INSIDE - To keep it from being too utilitarian, Explorer's dashboard uses smooth contours and artful curves, along with a host of creature comforts. Our test Explorer came with five-passenger seating, though three adults in back is a squeeze. Eddie Bauer models come with sport bucket front seats that are supportive and comfortable. Six-way power adjustments for them assure comfortable positions. The leather-wrapped steering wheel has built-in audio and climate controls, while large, easy-to-read gauges dominate the instrument panel. The center console houses small buttons for various controls, along with a sizable storage area and cupholders. Other standard features include cruise control, power windows, door locks and mirrors, intermittent wipers, climate control, overhead console and an AM/FM/Cassette/CD stereo system. ON THE ROAD - There are several engines available with Explorer - two V6s and one V8. The first V6 is a 160-horse 4.0 liter unit that comes standard with the XLS model. A pushrod 5.0 liter V8 that produces 215 horsepower is standard on XLT, Eddie Bauer and Limited Explorers. This engine has been used for many years with various Ford products, most notably the Mustang GT of several years back. A no-charge option on Eddie Bauer and Limited models is another 4.0 liter V6, though this unit uses a single overhead camshaft instead of pushrods as in the base engine. It produces 205 horsepower and 240 lb-ft of torque in smooth fashion, a noticeable difference from the other V6. It gives good acceleration and reasonable fuel mileage, and it's the engine of choice for us. Mated to this is a smooth five-speed automatic transmission.

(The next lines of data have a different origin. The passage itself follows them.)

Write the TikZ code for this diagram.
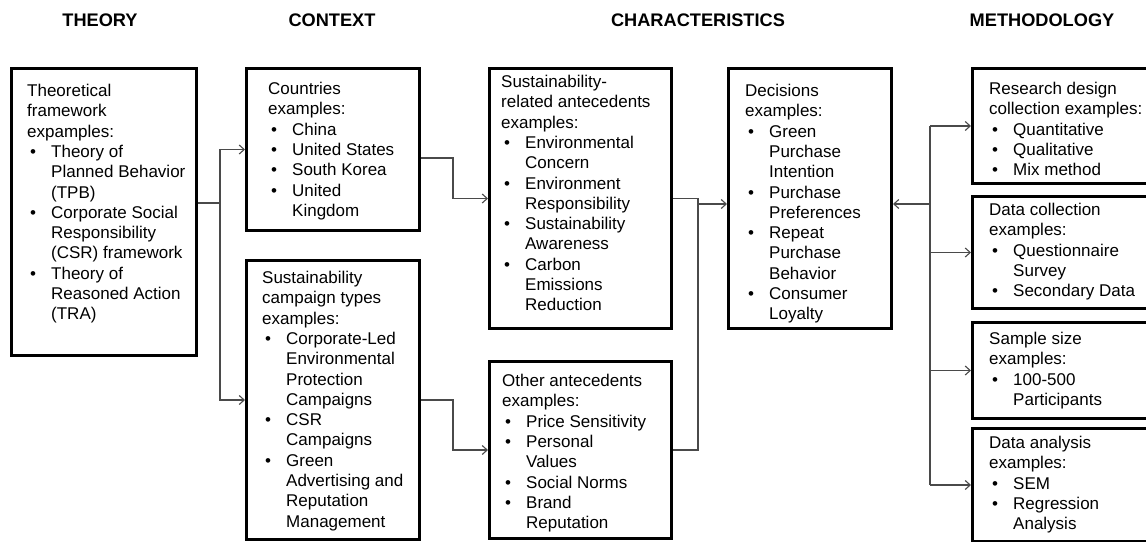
\documentclass[tikz,border=0pt]{standalone}
\usepackage{fontspec}
\setmainfont{Liberation Sans}
\usepackage{tikz}
\usetikzlibrary{arrows.meta,positioning}
\definecolor{wire}{HTML}{4A4A4A}
\newcommand{\itm}{\makebox[24pt][l]{\hspace{3pt}\textbullet}}
\newcommand{\cnt}{\makebox[24pt]{}}

\begin{document}
\begin{tikzpicture}[>={Straight Barb[length=5pt,width=9pt]},x=1pt,y=-1pt,
  font=\fontsize{17}{20.3}\selectfont,
  head/.style={font=\fontsize{18.2}{20}\selectfont\bfseries,anchor=base,inner sep=0pt},
  box/.style={draw,line width=3pt,inner sep=0pt,anchor=north west},
  txt/.style={align=left,anchor=north west,inner sep=0pt},
  link/.style={draw=wire,line width=1.1pt}]
\useasboundingbox (0,0) rectangle (1146,541);
\clip (0,0) rectangle (1146,541);
\node[head] (hTheory) at (100,26){THEORY};
\node[head] (hContext) at (332,26){CONTEXT};
\node[head] (hChar) at (698,26){CHARACTERISTICS};
\node[head] (hMethod) at (1042,26){METHODOLOGY};
% boxes
\node[box,minimum width=185pt,minimum height=287pt] (theory) at (10,67){};
\node[box,minimum width=173pt,minimum height=162pt] (ctry) at (245,67){};
\node[box,minimum width=173pt,minimum height=279pt] (camp) at (245,259){};
\node[box,minimum width=182pt,minimum height=260pt] (sust) at (488,67){};
\node[box,minimum width=182pt,minimum height=177pt] (other) at (488,360){};
\node[box,minimum width=163pt,minimum height=260pt] (dec) at (727,67){};
\node[box,minimum width=190pt,minimum height=115pt] (res) at (971,67){};
\node[box,minimum width=190pt,minimum height=112pt] (coll) at (971,195){};
\node[box,minimum width=190pt,minimum height=96pt] (smp) at (971,321){};
\node[box,minimum width=190pt,minimum height=113pt] (ana) at (971,427){};
% box texts
\node[txt] (theoryTxt) at (27,84){Theoretical\\ framework\\ expamples:\\ \itm Theory of\\ \cnt Planned Behavior\\ \cnt (TPB)\\ \itm Corporate Social\\ \cnt Responsibility\\ \cnt (CSR) framework\\ \itm Theory of\\ \cnt Reasoned Action\\ \cnt (TRA)};
\node[txt] (ctryTxt) at (268,82){Countries\\ examples:\\ \itm China\\ \itm United States\\ \itm South Korea\\ \itm United\\ \cnt Kingdom};
\node[txt] (campTxt) at (262,271){Sustainability\\ campaign types\\ examples:\\ \itm Corporate-Led\\ \cnt Environmental\\ \cnt Protection\\ \cnt Campaigns\\ \itm CSR\\ \cnt Campaigns\\ \itm Green\\ \cnt Advertising and\\ \cnt Reputation\\ \cnt Management};
\node[txt] (sustTxt) at (501,75){Sustainability-\\ related antecedents\\ examples:\\ \itm Environmental\\ \cnt Concern\\ \itm Environment\\ \cnt Responsibility\\ \itm Sustainability\\ \cnt Awareness\\ \itm Carbon\\ \cnt Emissions\\ \cnt Reduction};
\node[txt] (otherTxt) at (502,374){Other antecedents\\ examples:\\ \itm Price Sensitivity\\ \itm Personal\\ \cnt Values\\ \itm Social Norms\\ \itm Brand\\ \cnt Reputation};
\node[txt] (decTxt) at (745,84){Decisions\\ examples:\\ \itm Green\\ \cnt Purchase\\ \cnt Intention\\ \itm Purchase\\ \cnt Preferences\\ \itm Repeat\\ \cnt Purchase\\ \cnt Behavior\\ \itm Consumer\\ \cnt Loyalty};
\node[txt] (resTxt) at (989,82){Research design\\ collection examples:\\ \itm Quantitative\\ \itm Qualitative\\ \itm Mix method};
\node[txt] (collTxt) at (989,203){Data collection\\ examples:\\ \itm Questionnaire\\ \cnt Survey\\ \itm Secondary Data};
\node[txt] (smpTxt) at (989,332){Sample size\\ examples:\\ \itm 100-500\\ \cnt Participants};
\node[txt] (anaTxt) at (989,436){Data analysis\\ examples:\\ \itm SEM\\ \itm Regression\\ \cnt Analysis};
% connectors
\coordinate (tj) at (220,203);
\coordinate (cj) at (453,158);
\coordinate (mj) at (698,204);
\coordinate (mt) at (930,204);
\draw[link] (theory.east |- tj) -- (tj);
\draw[link,->] (tj) |- (ctry);
\draw[link,->] (tj) |- (camp);
\draw[link,->] (ctry.east |- cj) -- (cj) |- (sust);
\draw[link,->] (camp.east) -- (camp.east -| cj) |- (other);
\draw[link] (sust.east) -| (mj);
\draw[link] (other.east) -| (mj);
\draw[link,->] (mj) -- (mj -| dec.west);
\draw[link,->] (mt) -- (mt -| dec.east);
\draw[link] (mt |- res) -- (mt |- ana);
\foreach \b in {res,coll,smp,ana}
  \draw[link,->] (mt |- \b) -- (\b);
\end{tikzpicture}
\end{document}
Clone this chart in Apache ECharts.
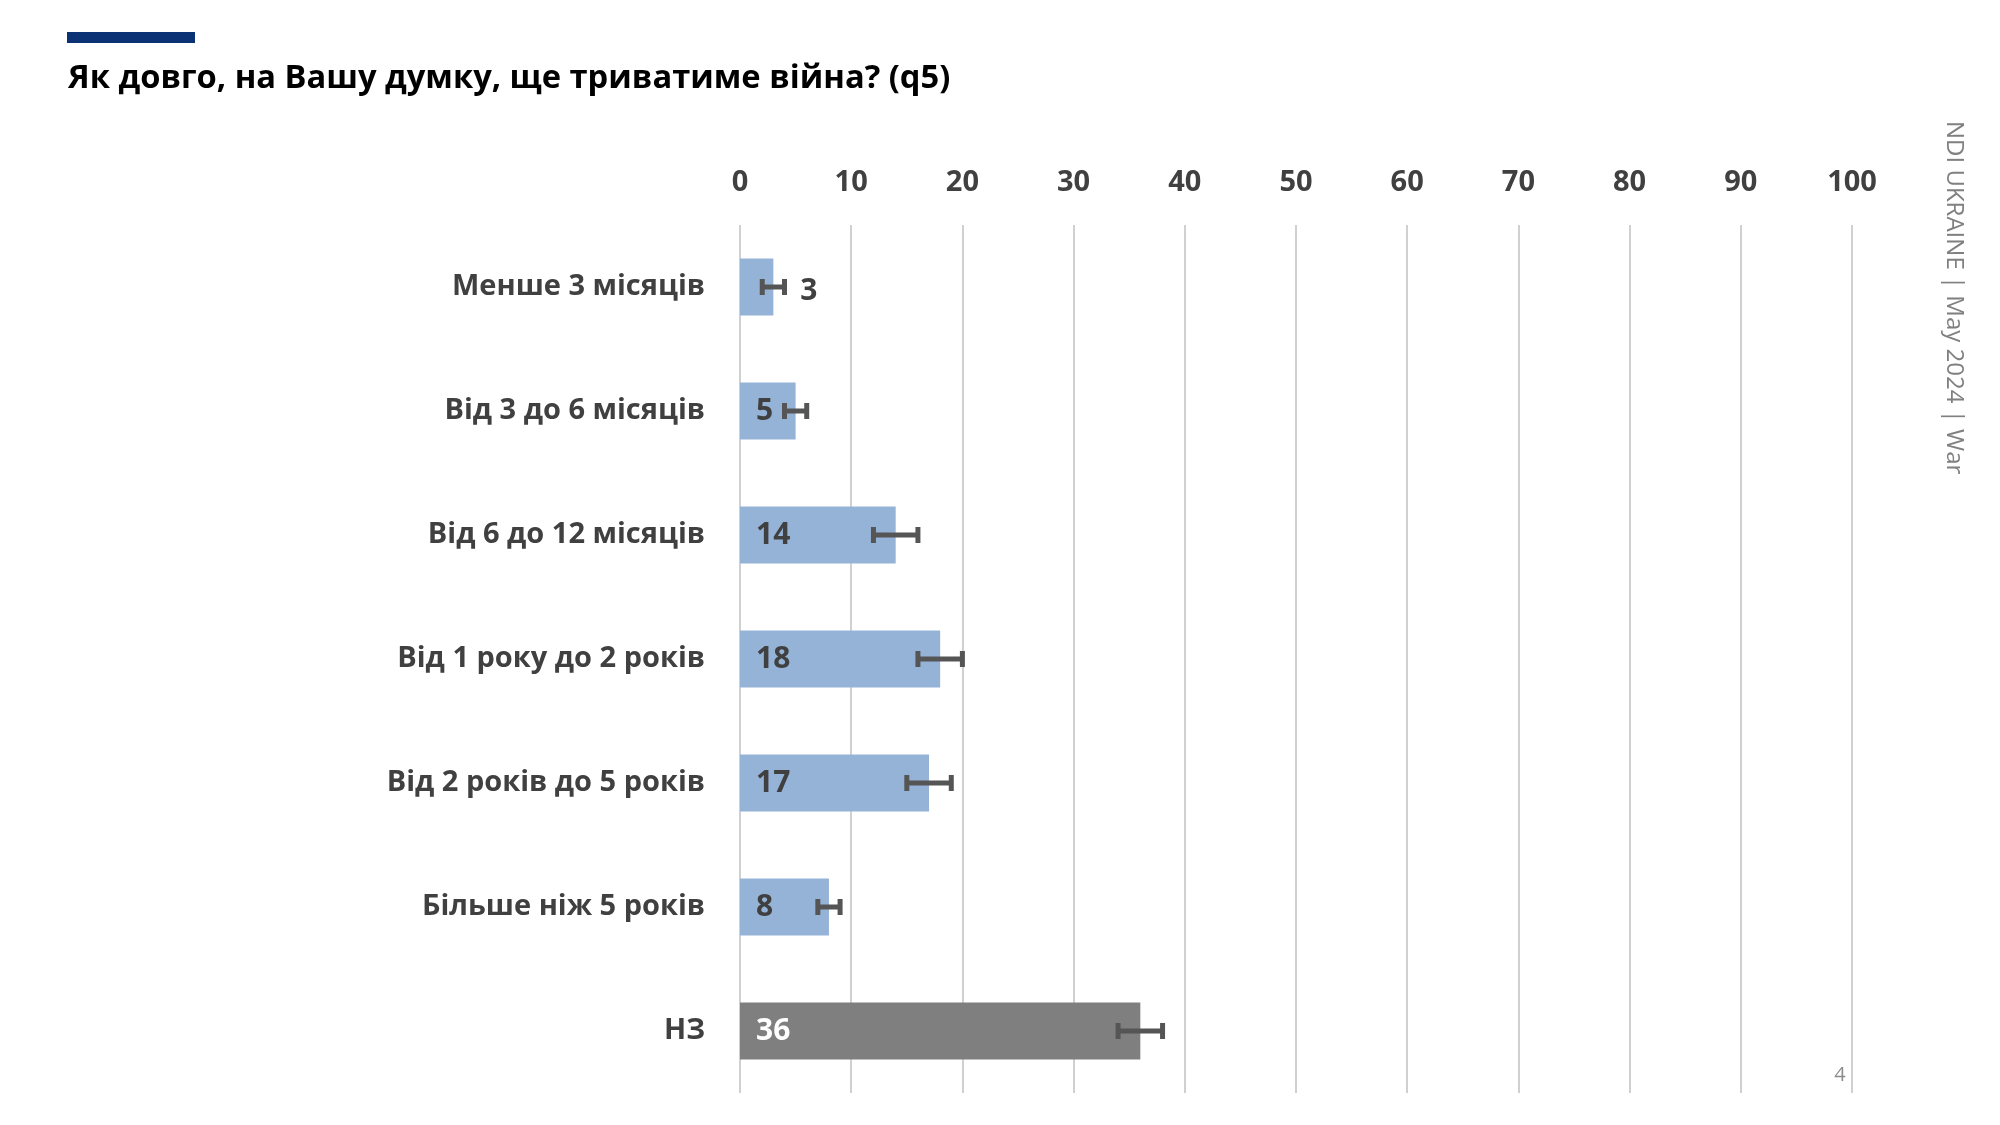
<!DOCTYPE html>
<html>
<head>
<meta charset="utf-8">
<script src="https://cdn.jsdelivr.net/npm/echarts@6/dist/echarts.min.js"></script>
<style>
html,body{margin:0;padding:0;background:#fff;}
#chart{width:2000px;height:1125px;}
</style>
</head>
<body>
<div id="chart"></div>
<script>
const titleText = 'Як довго, на Вашу думку, ще триватиме війна? (q5)';
const categories = ['Менше 3 місяців', 'Від 3 до 6 місяців', 'Від 6 до 12 місяців', 'Від 1 року до 2 років', 'Від 2 років до 5 років', 'Більше ніж 5 років', 'НЗ'];
const values = [3, 5, 14, 18, 17, 8, 36];
const errors = [1, 1, 2, 2, 2, 1, 2];
const tickValues = [0, 10, 20, 30, 40, 50, 60, 70, 80, 90, 100];
const sourceNote = 'NDI UKRAINE | May 2024 | War';
const pageNumber = '4';

const chart = echarts.init(document.getElementById('chart'), null, {renderer: 'canvas'});
const FONT = '"Open Sans", "Noto Sans", sans-serif';
const barColors = values.map((v, i) => i === values.length - 1 ? '#7f7f7f' : '#95b3d7');

const barData = values.map((v, i) => {
  const item = {value: v, itemStyle: {color: barColors[i]}};
  if (i === 0) {
    item.label = {position: 'right', distance: 27, offset: [0, 4]};
  }
  if (i === values.length - 1) {
    item.label = {color: '#ffffff'};
  }
  return item;
});

const errData = values.map((v, i) => [i, v - errors[i], v + errors[i]]);

chart.setOption({
  animation: false,
  backgroundColor: '#ffffff',
  title: {
    text: titleText,
    left: 68,
    top: 62,
    padding: 0,
    textStyle: {fontFamily: FONT, fontWeight: 'bold', fontSize: 32.7, color: '#000000'}
  },
  graphic: [
    {type: 'rect', shape: {x: 67, y: 32, width: 128, height: 11}, style: {fill: '#0b3275'}},
    {type: 'text', x: 1954, y: 121, rotation: -Math.PI / 2,
      style: {text: sourceNote, font: '24px ' + FONT, fill: '#808080', textAlign: 'left', textVerticalAlign: 'middle'}},
    {type: 'text', x: 1840, y: 1075, style: {text: pageNumber, font: '20px ' + FONT, fill: '#8c8c8c', textAlign: 'center', textVerticalAlign: 'middle'}}
  ],
  grid: {left: 740, right: 148, top: 225, bottom: 32, containLabel: false},
  xAxis: {
    type: 'value', position: 'top', min: 0, max: 100, interval: 10,
    axisLine: {show: false}, axisTick: {show: false},
    splitLine: {show: true, lineStyle: {color: '#d0d0d0', width: 2}},
    axisLabel: {
      margin: 28, fontFamily: FONT, fontWeight: 'bold', fontSize: 29, color: '#404040',
      formatter: v => tickValues.includes(v) ? String(v) : ''
    }
  },
  yAxis: {
    type: 'category', data: categories, inverse: true,
    axisLine: {show: false}, axisTick: {show: false},
    axisLabel: {margin: 35, fontFamily: FONT, fontWeight: 'bold', fontSize: 29, color: '#404040'}
  },
  series: [
    {
      type: 'bar', data: barData, barWidth: 57,
      label: {show: true, position: 'insideLeft', distance: 16, fontFamily: FONT, fontWeight: 'bold', fontSize: 30, color: '#404040'},
      z: 2
    },
    {
      type: 'custom', data: errData, z: 3,
      encode: {x: [1, 2], y: 0},
      renderItem: function (params, api) {
        const yi = api.value(0);
        const lo = api.coord([api.value(1), yi]);
        const hi = api.coord([api.value(2), yi]);
        const capH = 8;
        const st = {stroke: '#555555', lineWidth: 5};
        return {
          type: 'group',
          children: [
            {type: 'line', shape: {x1: lo[0], y1: lo[1], x2: hi[0], y2: hi[1]}, style: st},
            {type: 'line', shape: {x1: lo[0], y1: lo[1] - capH, x2: lo[0], y2: lo[1] + capH}, style: st},
            {type: 'line', shape: {x1: hi[0], y1: hi[1] - capH, x2: hi[0], y2: hi[1] + capH}, style: st}
          ]
        };
      }
    }
  ]
});
</script>
</body>
</html>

BEHIND THE WHEEL - Explorer is one of those SUVs that doesn't feel like a truck. It has a relatively low center of gravity, which keeps it flat in the corners. Consequently, it doesn't have much ground clearance, so its off-road capabilities are limited to light-duty four- wheeling. It uses a ladder-type frame with an independent front suspension and a solid rear axle, and, if properly equipped, can tow up to 5800 pounds. Our tester came with optional load-leveling rear springs, which helps keep it on a level plane when weight is added in back. In addition, our test model was a 4X4, so it came with Ford's excellent Control-Trac four-wheel drive system that engages with the twist of a dashboard knob. It has a low range for extra pulling power. Power rack-and-pinion steering is standard, as are four-wheel disc brakes with an anti-lock braking system (ABS).

SAFETY - Dual dashboard airbags, ABS and side-impact door beams are standard; side-impact airbags are optional.

OPTIONS - Side airbags: $395; power moonroof: $800; trailer tow package: $355; load leveling: $350; reverse sensing: $255; underbody skid plates: $125; CD changer: $395; destination: $525.